● **GIVEN INFORMATION**:
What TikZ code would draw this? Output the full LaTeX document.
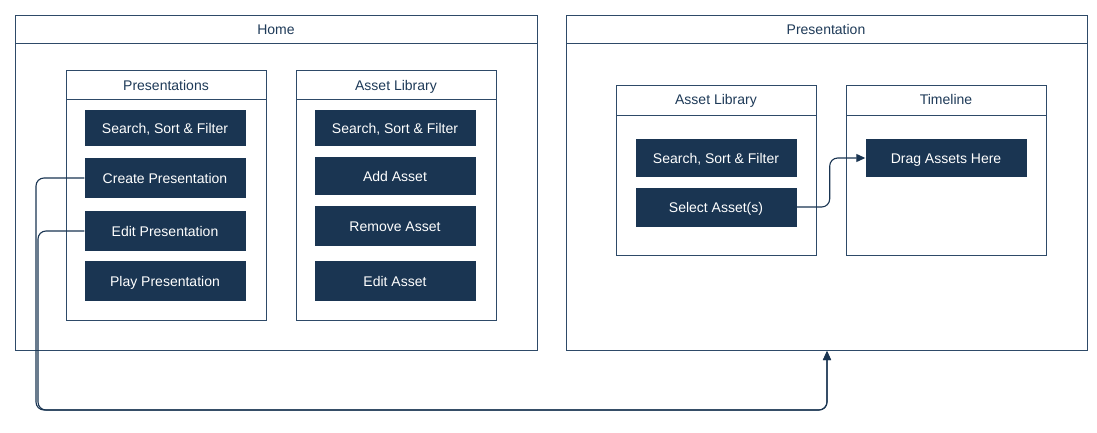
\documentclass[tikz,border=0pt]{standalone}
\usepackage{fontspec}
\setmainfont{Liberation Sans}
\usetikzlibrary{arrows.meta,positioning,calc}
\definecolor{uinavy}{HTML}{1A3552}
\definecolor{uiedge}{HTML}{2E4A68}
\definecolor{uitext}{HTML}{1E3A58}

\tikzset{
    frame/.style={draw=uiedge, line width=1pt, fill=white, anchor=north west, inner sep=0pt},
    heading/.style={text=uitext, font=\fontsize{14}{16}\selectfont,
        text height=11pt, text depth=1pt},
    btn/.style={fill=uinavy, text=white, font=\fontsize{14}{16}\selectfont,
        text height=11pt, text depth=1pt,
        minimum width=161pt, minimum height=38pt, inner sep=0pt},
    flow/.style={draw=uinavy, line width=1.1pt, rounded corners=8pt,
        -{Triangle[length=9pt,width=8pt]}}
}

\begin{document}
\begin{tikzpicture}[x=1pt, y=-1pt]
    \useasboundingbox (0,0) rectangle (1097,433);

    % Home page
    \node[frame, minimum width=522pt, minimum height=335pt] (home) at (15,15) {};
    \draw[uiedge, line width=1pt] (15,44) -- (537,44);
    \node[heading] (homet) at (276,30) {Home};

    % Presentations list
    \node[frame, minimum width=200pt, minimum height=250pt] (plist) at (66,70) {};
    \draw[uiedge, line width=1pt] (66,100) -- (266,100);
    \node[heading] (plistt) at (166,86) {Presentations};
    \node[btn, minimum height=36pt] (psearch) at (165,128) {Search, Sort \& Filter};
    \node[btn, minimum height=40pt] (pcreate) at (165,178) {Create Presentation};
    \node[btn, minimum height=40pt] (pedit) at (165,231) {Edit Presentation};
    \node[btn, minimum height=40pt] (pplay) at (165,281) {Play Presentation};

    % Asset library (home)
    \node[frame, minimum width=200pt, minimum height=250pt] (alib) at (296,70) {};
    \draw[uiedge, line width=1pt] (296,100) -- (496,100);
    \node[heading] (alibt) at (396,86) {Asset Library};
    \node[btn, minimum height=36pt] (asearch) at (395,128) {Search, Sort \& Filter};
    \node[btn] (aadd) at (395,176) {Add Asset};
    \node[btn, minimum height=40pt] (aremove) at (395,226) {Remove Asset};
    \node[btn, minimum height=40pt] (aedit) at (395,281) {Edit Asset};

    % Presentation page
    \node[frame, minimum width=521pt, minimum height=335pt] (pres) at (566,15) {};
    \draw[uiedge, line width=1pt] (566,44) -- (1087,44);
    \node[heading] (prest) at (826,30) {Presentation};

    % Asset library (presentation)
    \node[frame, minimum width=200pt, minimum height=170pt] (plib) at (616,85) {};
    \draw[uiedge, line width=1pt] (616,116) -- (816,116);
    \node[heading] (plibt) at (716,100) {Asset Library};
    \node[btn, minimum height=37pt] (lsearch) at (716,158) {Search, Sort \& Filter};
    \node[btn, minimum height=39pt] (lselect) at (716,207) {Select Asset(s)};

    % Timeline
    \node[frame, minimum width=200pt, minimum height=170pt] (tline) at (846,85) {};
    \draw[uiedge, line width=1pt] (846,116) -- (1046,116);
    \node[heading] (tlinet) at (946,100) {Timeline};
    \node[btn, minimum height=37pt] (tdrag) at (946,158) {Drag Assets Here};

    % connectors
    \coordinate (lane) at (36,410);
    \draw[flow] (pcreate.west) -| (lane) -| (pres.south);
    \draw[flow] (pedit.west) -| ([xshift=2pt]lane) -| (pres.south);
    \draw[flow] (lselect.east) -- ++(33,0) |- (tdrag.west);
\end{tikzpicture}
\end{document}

● **TASK STATEMENT**: Leave out the pictures and repeat exactly the lines from the start of the material through the line that contains "(homet) at (276,30)", both included.

● **ANSWER TO THE PROBLEM**:
What TikZ code would draw this? Output the full LaTeX document.
\documentclass[tikz,border=0pt]{standalone}
\usepackage{fontspec}
\setmainfont{Liberation Sans}
\usetikzlibrary{arrows.meta,positioning,calc}
\definecolor{uinavy}{HTML}{1A3552}
\definecolor{uiedge}{HTML}{2E4A68}
\definecolor{uitext}{HTML}{1E3A58}

\tikzset{
    frame/.style={draw=uiedge, line width=1pt, fill=white, anchor=north west, inner sep=0pt},
    heading/.style={text=uitext, font=\fontsize{14}{16}\selectfont,
        text height=11pt, text depth=1pt},
    btn/.style={fill=uinavy, text=white, font=\fontsize{14}{16}\selectfont,
        text height=11pt, text depth=1pt,
        minimum width=161pt, minimum height=38pt, inner sep=0pt},
    flow/.style={draw=uinavy, line width=1.1pt, rounded corners=8pt,
        -{Triangle[length=9pt,width=8pt]}}
}

\begin{document}
\begin{tikzpicture}[x=1pt, y=-1pt]
    \useasboundingbox (0,0) rectangle (1097,433);

    % Home page
    \node[frame, minimum width=522pt, minimum height=335pt] (home) at (15,15) {};
    \draw[uiedge, line width=1pt] (15,44) -- (537,44);
    \node[heading] (homet) at (276,30) {Home};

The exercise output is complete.